O 5º sentido

Há muito tempo atrás li num livro que o sentido que mais memórias evoca é o olfacto.

Anos depois estudei anatomia do sistema nervoso e percebi que fazia sentido que assim fosse porque as sensações olfactivas são interpretadas por uma parte do cérebro muito antiga em termos evolutivos.
Talvez seja por isso que os cheiros desencadeiam sentimentos tão fortes e difíceis de controlar, impulsos instintivos e até rudes na maneira como nos ocupam o pensamento e nos orientam para um determinado momento ou época do passado.
Talvez seja também por isso que os perfumes são coisas tão pessoais, tão marcantes e tão difíceis de entender sem ser naquela primeira pessoa que os usou perto de nós.

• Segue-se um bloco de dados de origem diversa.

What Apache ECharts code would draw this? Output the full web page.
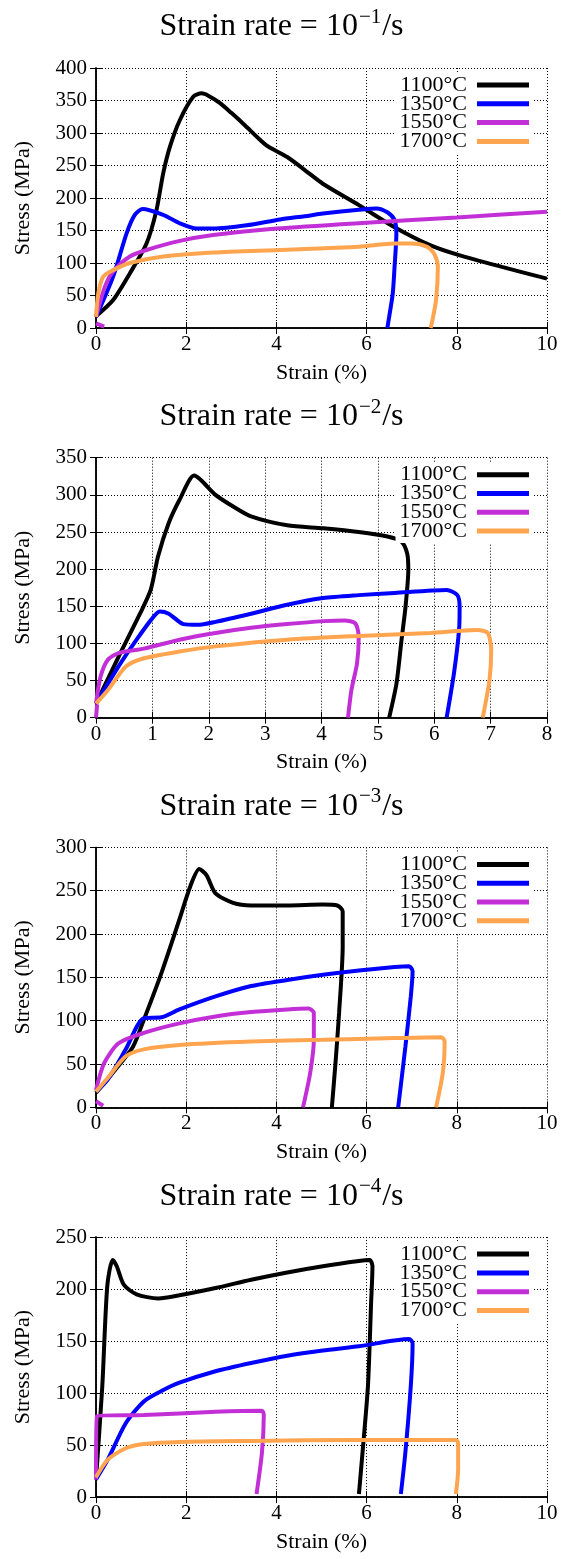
<!DOCTYPE html>
<html>
<head>
<meta charset="utf-8">
<script src="https://cdn.jsdelivr.net/npm/echarts@6/dist/echarts.min.js"></script>
<style>html,body{margin:0;padding:0;background:#fff}#c{width:563px;height:1559px}</style>
</head>
<body>
<div id="c"></div>
<script>
// ---- data (strain %, stress MPa) ----
const seriesNames = ['1100°C', '1350°C', '1550°C', '1700°C'];
const rateExponents = ['−1', '−2', '−3', '−4'];
const xMax = [10, 8, 10, 10];
const xInterval = [2, 1, 2, 2];
const yMax = [400, 350, 300, 250];
const yInterval = [50, 50, 50, 50];

const p1_1100 = [[0,18],[0.38,43],[0.75,84],[1.12,130],[1.34,181],[1.49,238],[1.64,279],[1.86,320],[2.16,356],[2.34,361],[2.5,357],[2.75,346],[3.0,331],[3.3,312],[3.6,292],[3.8,280],[4.24,263],[4.63,243],[5.03,222],[5.83,189],[6.62,155],[7.42,127],[8.05,112],[9.0,94],[10,76]];
const p1_1350 = [[0,17],[0.38,79],[0.68,146],[0.86,174],[1.03,183],[1.49,174],[1.86,161],[2.23,153],[2.6,153],[3.34,158],[4.08,167],[4.63,172],[5.03,176],[5.83,182],[6.22,184],[6.46,178],[6.62,166],[6.66,145],[6.62,94],[6.58,53],[6.5,17],[6.46,0]];
const p1_1550 = [[0,17],[0.2,64],[0.38,87],[0.75,110],[1.12,120],[1.86,134],[2.6,143],[4,153],[6,162],[8,170],[10,179]];
const p1_1550b = [[0,7],[0.18,2]];
const p1_1700 = [[0,17],[0.05,53],[0.16,79],[0.38,89],[0.75,100],[1.49,110],[2.6,116],[4.08,120],[5.83,125],[6.62,130],[7.0,130],[7.34,125],[7.5,114],[7.58,94],[7.54,43],[7.46,12],[7.42,0]];

const p2_1100 = [[0,19],[0.4,82],[0.78,140],[0.97,172],[1.1,217],[1.29,262],[1.48,293],[1.74,326],[1.86,320],[2.12,300],[2.44,284],[2.75,271],[3.39,259],[4.03,255],[4.66,250],[5.17,244],[5.42,237],[5.52,221],[5.54,199],[5.49,149],[5.42,105],[5.33,46],[5.2,0]];
const p2_1350 = [[0,19],[0.4,69],[0.72,105],[0.97,131],[1.13,143],[1.29,140],[1.55,126],[1.8,125],[2.12,129],[2.75,140],[3.39,152],[4.03,161],[4.66,165],[5.3,168],[6.22,172],[6.41,165],[6.45,149],[6.44,118],[6.35,60],[6.22,0]];
const p2_1550 = [[0,19],[0.08,55],[0.21,78],[0.4,87],[0.85,93],[1.48,105],[2.12,114],[2.75,121],[3.39,126],[4.03,130],[4.41,131],[4.6,127],[4.66,109],[4.63,73],[4.53,37],[4.47,0]];
const p2_1550b = [[0,0],[0.02,18]];
const p2_1700 = [[0,19],[0.21,37],[0.53,69],[0.85,80],[1.48,89],[2.12,96],[3.39,105],[4.66,110],[5.93,114],[6.76,118],[6.95,114],[7.01,91],[6.98,51],[6.86,0]];

const p3_1100 = [[0,17],[0.42,43],[0.82,70],[1.06,101],[1.45,155],[1.85,217],[2.09,255],[2.29,275],[2.45,268],[2.65,247],[3.04,236],[3.44,233],[4.24,233],[5.03,234],[5.35,233],[5.47,226],[5.47,186],[5.39,109],[5.31,51],[5.23,0]];
const p3_1350 = [[0,18],[0.26,32],[0.66,67],[1.06,103],[1.45,104],[1.85,113],[2.65,128],[3.44,140],[4.24,147],[5.03,153],[5.83,158],[6.62,162],[6.94,163],[7.02,157],[6.98,128],[6.86,70],[6.7,0]];
const p3_1550 = [[0,20],[0.18,51],[0.5,74],[1.06,86],[1.85,97],[2.65,105],[3.44,110],[4.24,113],[4.71,114],[4.83,109],[4.83,78],[4.75,40],[4.59,0]];
const p3_1550b = [[0,7],[0.16,2]];
const p3_1700 = [[0,18],[0.26,34],[0.66,59],[1.06,67],[1.85,72],[3.44,76],[5.03,78],[6.62,80],[7.65,81],[7.73,76],[7.69,40],[7.54,0]];

const p4_1100 = [[0,17],[0.14,107],[0.25,203],[0.37,228],[0.46,222],[0.62,204],[0.9,195],[1.38,191],[1.85,194],[2.65,201],[3.44,209],[4.24,216],[5.03,222],[5.83,227],[6.07,228],[6.13,222],[6.1,187],[6.03,107],[5.91,43],[5.83,3]];
const p4_1350 = [[0,17],[0.26,36],[0.66,71],[1.06,92],[1.45,102],[1.85,110],[2.65,121],[3.44,129],[4.24,136],[5.03,141],[5.83,145],[6.94,152],[7.02,148],[6.98,107],[6.86,43],[6.76,3]];
const p4_1550 = [[0,17],[0.02,78],[1.06,79],[2.65,82],[3.68,83],[3.72,79],[3.68,43],[3.56,3]];
const p4_1700 = [[0,19],[0.26,36],[0.66,47],[1.06,51],[1.85,53],[3.44,54],[5.83,55],[7.97,55],[8.03,52],[8.03,27],[7.98,3]];

const panels = [
  [p1_1100, p1_1350, p1_1550, p1_1700, p1_1550b],
  [p2_1100, p2_1350, p2_1550, p2_1700, p2_1550b],
  [p3_1100, p3_1350, p3_1550, p3_1700, p3_1550b],
  [p4_1100, p4_1350, p4_1550, p4_1700, null]
];

// ---- styling / layout ----
const colors = ['#000000', '#0000ff', '#c22fd6', '#ffa54f'];
const FONT = "'Liberation Serif', 'DejaVu Serif', serif";
const plotTop0 = 68, panelStep = 389.7, plotH = 260, plotL = 96, plotR = 16;

const option = {
  animation: false,
  backgroundColor: '#fff',
  title: [], grid: [], xAxis: [], yAxis: [], legend: [], series: []
};

panels.forEach((p, i) => {
  const top = plotTop0 + i * panelStep;
  option.title.push({
    text: '{a|Strain rate = 10}{s|' + rateExponents[i] + '}{a|/s}',
    left: 'center', top: top - 68,
    textStyle: { rich: {
      a: { fontFamily: FONT, fontSize: 32, fontWeight: 'normal', color: '#000', verticalAlign: 'bottom', lineHeight: 38 },
      s: { fontFamily: FONT, fontSize: 21, fontWeight: 'normal', color: '#000', verticalAlign: 'bottom', lineHeight: 38, padding: [0, 1, 15, 1] }
    } }
  });
  option.grid.push({ left: plotL, right: plotR, top: top, height: plotH, show: false });
  const axLine = { show: true, lineStyle: { color: '#000', width: 1.5 } };
  const tick = { show: true, inside: true, length: 6, lineStyle: { color: '#000', width: 1 } };
  option.xAxis.push({
    type: 'value', gridIndex: i, min: 0, max: xMax[i], interval: xInterval[i],
    name: 'Strain (%)', nameLocation: 'middle', nameGap: 34,
    nameTextStyle: { fontFamily: FONT, fontSize: 22, color: '#000' },
    axisLine: axLine, axisTick: tick,
    axisLabel: { fontFamily: FONT, fontSize: 21, color: '#000', margin: 6 },
    splitLine: { show: true, lineStyle: { color: '#000', width: 1, type: [1, 2] } }
  });
  option.xAxis.push({
    type: 'value', gridIndex: i, position: 'top', min: 0, max: xMax[i], interval: xInterval[i],
    axisLine: axLine, axisTick: tick, axisLabel: { show: false }, splitLine: { show: false }
  });
  option.yAxis.push({
    type: 'value', gridIndex: i, min: 0, max: yMax[i], interval: yInterval[i],
    name: 'Stress (MPa)', nameLocation: 'middle', nameGap: 62, nameRotate: 90,
    nameTextStyle: { fontFamily: FONT, fontSize: 22, color: '#000' },
    axisLine: axLine, axisTick: tick,
    axisLabel: { fontFamily: FONT, fontSize: 21, color: '#000', margin: 9 },
    splitLine: { show: true, lineStyle: { color: '#000', width: 1, type: [1, 2] } }
  });
  option.yAxis.push({
    type: 'value', gridIndex: i, position: 'right', min: 0, max: yMax[i], interval: yInterval[i],
    axisLine: axLine, axisTick: tick, axisLabel: { show: false }, splitLine: { show: false }
  });
  option.legend.push({
    orient: 'vertical', right: 31, top: top + 5, align: 'right',
    backgroundColor: '#fff', padding: [1, 3, 1, 4],
    itemWidth: 52, itemHeight: 5, itemGap: -3.2, icon: 'rect',
    textStyle: { fontFamily: FONT, fontSize: 22, color: '#000', padding: [0, 5, 0, 0] },
    data: seriesNames.map((n, k) => ({ name: n, itemStyle: { color: colors[k] } }))
  });
  p.forEach((d, k) => {
    if (!d) return;
    const ci = k === 4 ? 2 : k;
    option.series.push({
      type: 'line', name: seriesNames[ci], xAxisIndex: i * 2, yAxisIndex: i * 2,
      data: d, showSymbol: false, symbol: 'none', smooth: 0.25, clip: true,
      lineStyle: { color: colors[ci], width: 4 }, itemStyle: { color: colors[ci] },
      z: 2 + k
    });
  });
});

const chart = echarts.init(document.getElementById('c'), null, { renderer: 'canvas' });
chart.setOption(option);
</script>
</body>
</html>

Lembro-me de arrumar uma malinha de coisas que tinha no meu quarto há uns bons meses atrás e de encontrar alguns frascos de perfume, ainda com um bocadinho de líquido no fundo, à espera de serem encontrados no meio da tralha. Cada um deles era um pequeno reservatório de memórias, boas e más, algumas aparentemente irrelevantes mas que se colaram àquele odor e por alguma razão permaneceram naquele pedacinho de cérebro.

É também curioso aquele fenómeno que, penso, reconhecerão: quando um cheiro nos marca (pela persistência ou pela ocasião) passa a isolar-se e a destacar-se de todos os outros, por mais intensos e fortes que sejam.

O olfacto é subestimado, como muitas das memórias que chama à superfície. É imperfeito e inexacto; não se pode gravar para sentir depois, como se faz com uma imagem ou uma música. Traz-nos do fundo da alma (se ela existir) o desejo ou a aversão, a paixão ou a repulsa, o amor ou a raiva.